Bio

I graduated from the U.S. Naval Academy, Class of 1987, with a B.S. in Systems Engineering.  (Beat Army!)  After five years of active service in the Navy, and another three years working as an engineer, I went back to graduate school to study Applied Physics at Cornell University.  I was extremely fortunate to have Professor Jim Houck of the Cornell Astronomy Department as my advisor.  He was the Principal Investigator of the Infrared Spectrograph on the Spitzer Space Telescope, one of NASA's Great Observatories.  Upon earning my Ph.D. in Applied Physics in 2002, I joined the University of Virginia Astronomy Department as a Research Scientist where Professor Mike Skrutskie was starting up an instrumentation lab.  I have been at UVa ever since.

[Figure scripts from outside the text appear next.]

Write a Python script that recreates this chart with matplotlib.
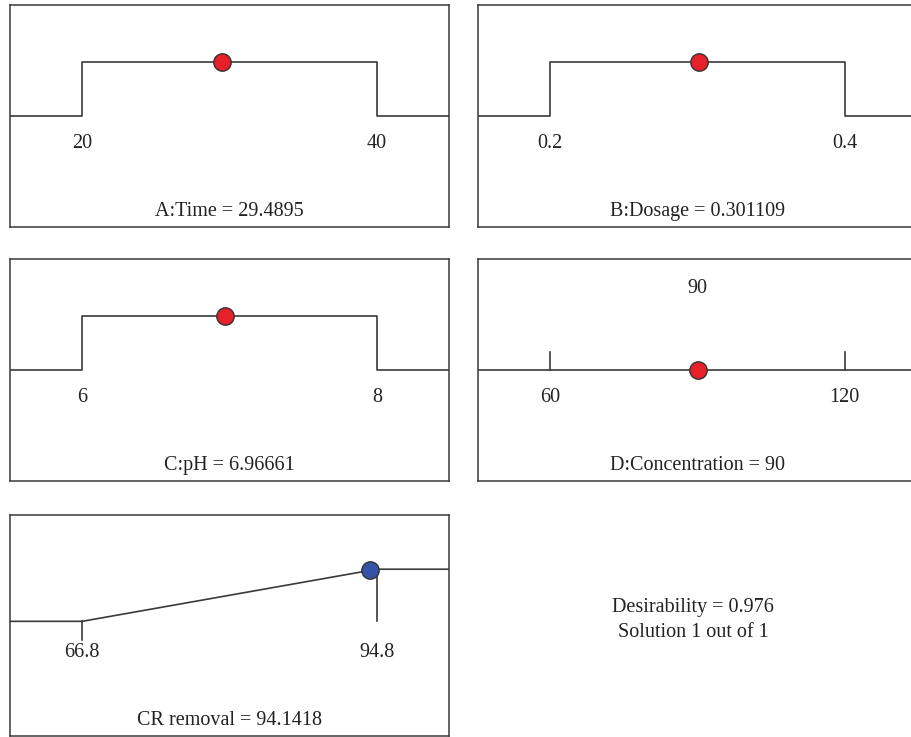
import matplotlib
matplotlib.use("Agg")
import matplotlib.pyplot as plt
import matplotlib.transforms as mtransforms

plt.rcParams['font.family'] = ['Liberation Serif', 'DejaVu Serif']

# factor ranges (low, high) and the optimum setting
factor_names = ["A:Time", "B:Dosage", "C:pH", "D:Concentration"]
factor_low = [20, 0.2, 6, 60]
factor_high = [40, 0.4, 8, 120]
factor_value = [29.4895, 0.301109, 6.96661, 90]
factor_labels = [("20", "40"), ("0.2", "0.4"), ("6", "8"), ("60", "120")]
factor_value_text = ["29.4895", "0.301109", "6.96661", "90"]
factor_is_range = [True, True, True, False]

# response
resp_name = "CR removal"
resp_low = 66.8
resp_high = 94.8
resp_value = 94.1418
resp_labels = ("66.8", "94.8")
resp_value_text = "94.1418"
desirability = 0.976
solution_text = "Solution 1 out of 1"

LINE = "#3a3a3a"
RED = "#e8202a"
BLUE = "#3553a6"
TXT = "#222222"
FS = 14.5

W, H = 911, 737
fig = plt.figure(figsize=(W / 100, H / 100), dpi=100)


def make_ax(left, top, width, height):
    ax = fig.add_axes([left / W, 1 - (top + height) / H, width / W, height / H])
    ax.set_xticks([])
    ax.set_yticks([])
    for s in ax.spines.values():
        s.set_color(LINE)
        s.set_linewidth(1.1)
    return ax


def set_xrange(ax, lo, hi):
    r = hi - lo
    ax.set_xlim(lo - 0.245 * r, hi + 0.245 * r)
    return lo - 0.245 * r, hi + 0.245 * r


# panel positions in pixels (left, top)
pos = [(10, 5), (478, 5), (10, 259), (478, 259)]
pw, ph = 439, 222

for i in range(4):
    ax = make_ax(pos[i][0], pos[i][1], pw, ph)
    lo, hi = factor_low[i], factor_high[i]
    x0, x1 = set_xrange(ax, lo, hi)
    ax.set_ylim(-2.06, 2.06)
    tr = mtransforms.blended_transform_factory(ax.transData, ax.transAxes)
    if factor_is_range[i]:
        ax.plot([x0, lo, lo, hi, hi, x1], [0, 0, 1, 1, 0, 0], color=LINE, lw=1.2)
        ax.plot(factor_value[i], 1, "o", ms=12.5, mfc=RED, mec="#333333", mew=1.0, zorder=5)
    else:
        ax.plot([x0, x1], [0, 0], color=LINE, lw=1.2)
        ax.plot([lo, lo], [0, 0.33], color=LINE, lw=1.2)
        ax.plot([hi, hi], [0, 0.33], color=LINE, lw=1.2)
        ax.plot(factor_value[i], 0, "o", ms=12.5, mfc=RED, mec="#333333", mew=1.0, zorder=5)
        ax.text(factor_value[i], 0.869, factor_value_text[i], transform=tr,
                ha="center", va="center", fontsize=FS, color=TXT)
    ax.text(lo, 0.378, factor_labels[i][0], transform=tr, ha="center", va="center",
            fontsize=FS, color=TXT)
    ax.text(hi, 0.378, factor_labels[i][1], transform=tr, ha="center", va="center",
            fontsize=FS, color=TXT)
    ax.text(0.5, 0.068, f"{factor_names[i]} = {factor_value_text[i]}", transform=ax.transAxes,
            ha="center", va="center", fontsize=FS, color=TXT)

# response panel
ax = make_ax(10, 515, pw, 221)
x0, x1 = set_xrange(ax, resp_low, resp_high)
ax.set_ylim(-2.2, 2.04)
tr = mtransforms.blended_transform_factory(ax.transData, ax.transAxes)
ax.plot([x0, resp_low, resp_high, x1], [0, 0, 1, 1], color=LINE, lw=1.2)
ax.plot([resp_low, resp_low], [0, -0.36], color=LINE, lw=1.2)
ax.plot([resp_high, resp_high], [0, 1], color=LINE, lw=1.2)
ax.plot(resp_value, desirability, "o", ms=12.5, mfc=BLUE, mec="#333333", mew=1.0, zorder=5)
ax.text(resp_low, 0.378, resp_labels[0], transform=tr, ha="center", va="center",
        fontsize=FS, color=TXT)
ax.text(resp_high, 0.378, resp_labels[1], transform=tr, ha="center", va="center",
        fontsize=FS, color=TXT)
ax.text(0.5, 0.068, f"{resp_name} = {resp_value_text}", transform=ax.transAxes,
        ha="center", va="center", fontsize=FS, color=TXT)

fig.text(693 / W, 1 - 620 / H, f"Desirability = {desirability}\n{solution_text}",
         ha="center", va="center", fontsize=FS, color=TXT, linespacing=1.45)

fig.savefig("out.png", dpi=100)
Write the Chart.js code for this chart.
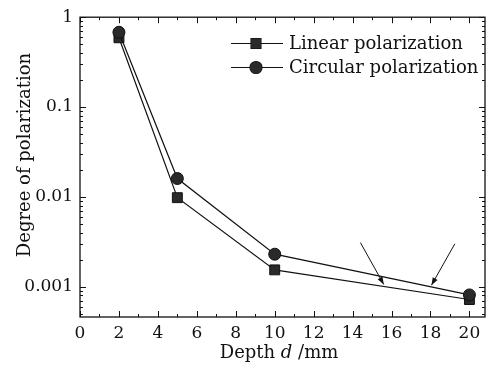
<!DOCTYPE html>
<html>
<head>
<meta charset="utf-8">
<script src="https://cdn.jsdelivr.net/npm/chart.js@4.4.0/dist/chart.umd.min.js"></script>
<style>
html,body{margin:0;padding:0;background:#fff;}
canvas{display:block;}
</style>
</head>
<body>
<canvas id="c" width="493" height="368"></canvas>
<script>
const depth = [2, 5, 10, 20];
const linearPol = [0.59, 0.0098, 0.00154, 0.00072];
const circularPol = [0.68, 0.016, 0.0023, 0.00081];
const xTickValues = [0, 2, 4, 6, 8, 10, 12, 14, 16, 18, 20];
const xMinorValues = [1, 3, 5, 7, 9, 11, 13, 15, 17, 19];
const yTickValues = [1, 0.1, 0.01, 0.001];
const seriesNames = ['Linear polarization', 'Circular polarization'];
const xTitle = ['Depth ', 'd', ' /mm'];
const yTitle = 'Degree of polarization';
// annotation arrows in data coordinates: [x0, y0, x1, y1]
const arrowsData = [[14.4, 0.0031, 15.6, 0.00106], [19.25, 0.0030, 18.05, 0.00104]];

const FONT = '"DejaVu Serif", serif';
const INK = '#111';

const decorPlugin = {
  id: 'decor',
  afterDatasetsDraw(chart) {
    const ctx = chart.ctx;
    const a = chart.chartArea;
    const xs = chart.scales.x, ys = chart.scales.y;
    ctx.save();
    ctx.strokeStyle = INK;
    ctx.lineWidth = 1.3;
    ctx.strokeRect(a.left, a.top, a.right - a.left, a.bottom - a.top);
    ctx.lineWidth = 1;
    ctx.beginPath();
    const tickX = (v, len) => {
      const p = Math.round(xs.getPixelForValue(v)) + 0.5;
      ctx.moveTo(p, a.bottom); ctx.lineTo(p, a.bottom - len);
      ctx.moveTo(p, a.top); ctx.lineTo(p, a.top + len);
    };
    xTickValues.forEach(v => tickX(v, 6));
    xMinorValues.forEach(v => tickX(v, 3));
    const tickY = (v, len) => {
      const p = Math.round(ys.getPixelForValue(v)) + 0.5;
      ctx.moveTo(a.left, p); ctx.lineTo(a.left + len, p);
      ctx.moveTo(a.right, p); ctx.lineTo(a.right - len, p);
    };
    yTickValues.forEach(v => tickY(v, 6));
    yTickValues.forEach(d => {
      for (let k = 2; k <= 9; k++) {
        const v = d * k / 10;
        if (v >= ys.min && v <= ys.max) tickY(v, 3);
      }
    });
    ctx.stroke();

    // arrows
    ctx.lineWidth = 1;
    arrowsData.forEach(([x0, y0, x1, y1]) => {
      const px0 = xs.getPixelForValue(x0), py0 = ys.getPixelForValue(y0);
      const px1 = xs.getPixelForValue(x1), py1 = ys.getPixelForValue(y1);
      ctx.beginPath();
      ctx.moveTo(px0, py0); ctx.lineTo(px1, py1); ctx.stroke();
      const ang = Math.atan2(py1 - py0, px1 - px0);
      const L = 8, W = 0.35;
      ctx.beginPath();
      ctx.moveTo(px1, py1);
      ctx.lineTo(px1 - L * Math.cos(ang - W), py1 - L * Math.sin(ang - W));
      ctx.lineTo(px1 - L * Math.cos(ang + W), py1 - L * Math.sin(ang + W));
      ctx.closePath();
      ctx.fillStyle = INK; ctx.fill();
    });

    // legend
    const styles = ['rect', 'circle'];
    const rows = [43, 67];
    ctx.font = '18px ' + FONT;
    ctx.textBaseline = 'middle';
    ctx.textAlign = 'left';
    rows.forEach((y, i) => {
      ctx.strokeStyle = INK; ctx.lineWidth = 1.2;
      ctx.beginPath(); ctx.moveTo(231, y + 0.5); ctx.lineTo(283, y + 0.5); ctx.stroke();
      ctx.fillStyle = '#2a2a2a';
      Chart.helpers.drawPoint(ctx, {pointStyle: styles[i], radius: i === 0 ? 7 : 6, borderWidth: 1}, 256, y + 0.5);
      ctx.fill();
      ctx.fillStyle = INK;
      ctx.fillText(seriesNames[i], 289, y + 1);
    });

    // x title with italic d
    ctx.textBaseline = 'alphabetic';
    const fN = '18px ' + FONT, fI = 'italic 18px ' + FONT;
    const parts = [[xTitle[0], fN], [xTitle[1], fI], [xTitle[2], fN]];
    let tw = 0;
    parts.forEach(([t, f]) => { ctx.font = f; tw += ctx.measureText(t).width; });
    let cx = 279 - tw / 2;
    parts.forEach(([t, f]) => { ctx.font = f; ctx.fillText(t, cx, 358); cx += ctx.measureText(t).width; });

    // y title
    ctx.save();
    ctx.translate(25, 155);
    ctx.rotate(-Math.PI / 2);
    ctx.font = fN;
    ctx.textAlign = 'center';
    ctx.textBaseline = 'middle';
    ctx.fillText(yTitle, 0, 0);
    ctx.restore();
    ctx.restore();
  }
};

new Chart(document.getElementById('c'), {
  type: 'line',
  data: {
    datasets: [
      {
        label: seriesNames[0],
        data: depth.map((d, i) => ({x: d, y: linearPol[i]})),
        borderColor: INK, borderWidth: 1.2,
        pointStyle: 'rect', pointRadius: 7,
        pointBackgroundColor: '#2a2a2a', pointBorderColor: '#111', pointBorderWidth: 1,
        tension: 0, order: 1
      },
      {
        label: seriesNames[1],
        data: depth.map((d, i) => ({x: d, y: circularPol[i]})),
        borderColor: INK, borderWidth: 1.2,
        pointStyle: 'circle', pointRadius: 6,
        pointBackgroundColor: '#2a2a2a', pointBorderColor: '#111', pointBorderWidth: 1,
        tension: 0, order: 0
      }
    ]
  },
  options: {
    responsive: false,
    animation: false,
    devicePixelRatio: 1,
    layout: {padding: {left: 0, right: 3, top: 13, bottom: 0}},
    plugins: {legend: {display: false}, tooltip: {enabled: false}},
    scales: {
      x: {
        type: 'linear', min: 0, max: 20.8,
        afterBuildTicks: s => { s.ticks = xTickValues.map(v => ({value: v})); },
        afterFit: s => { s.height = 51; },
        grid: {display: false, drawTicks: false, tickLength: 0},
        border: {display: false},
        ticks: {color: INK, font: {family: FONT, size: 17}, padding: 6, maxRotation: 0, autoSkip: false, callback: v => String(v)}
      },
      y: {
        type: 'logarithmic', min: 0.00046, max: 1,
        afterBuildTicks: s => { s.ticks = yTickValues.map(v => ({value: v})); },
        afterFit: s => { s.width = 80; },
        grid: {display: false, drawTicks: false, tickLength: 0},
        border: {display: false},
        ticks: {color: INK, font: {family: FONT, size: 17}, padding: 7, autoSkip: false, callback: v => String(v)}
      }
    }
  },
  plugins: [decorPlugin]
});
</script>
</body>
</html>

I particularly enjoy the fields of optics, mechanics and cryogenics.  I also enjoy seeing instruments come together after multiple years of planning, design and collaboration --- most instrumentation projects require close collaboration between academic institutions, commercial companies, and observatories.  Our group has worked on a variety of instruments for telescopes ranging in size from our local Fan 31-inch Telescope to the Large Binocular Telescope in Arizona.

In 2017 I was awarded, along with the APOGEE Team, the Maria and Eric Muhlmann Award from the Astronomical Society of the Pacific for important astronomy research results based upon the development of groundbreaking instruments and techniques.

In addition to working on other projects, I currently serve as the Instrument Scientist for the APOGEE instruments of the Sloan Digital Sky Survey (SDSS) and the Telescope Scientist for the Sloan Foundation 2.5-m Telescope.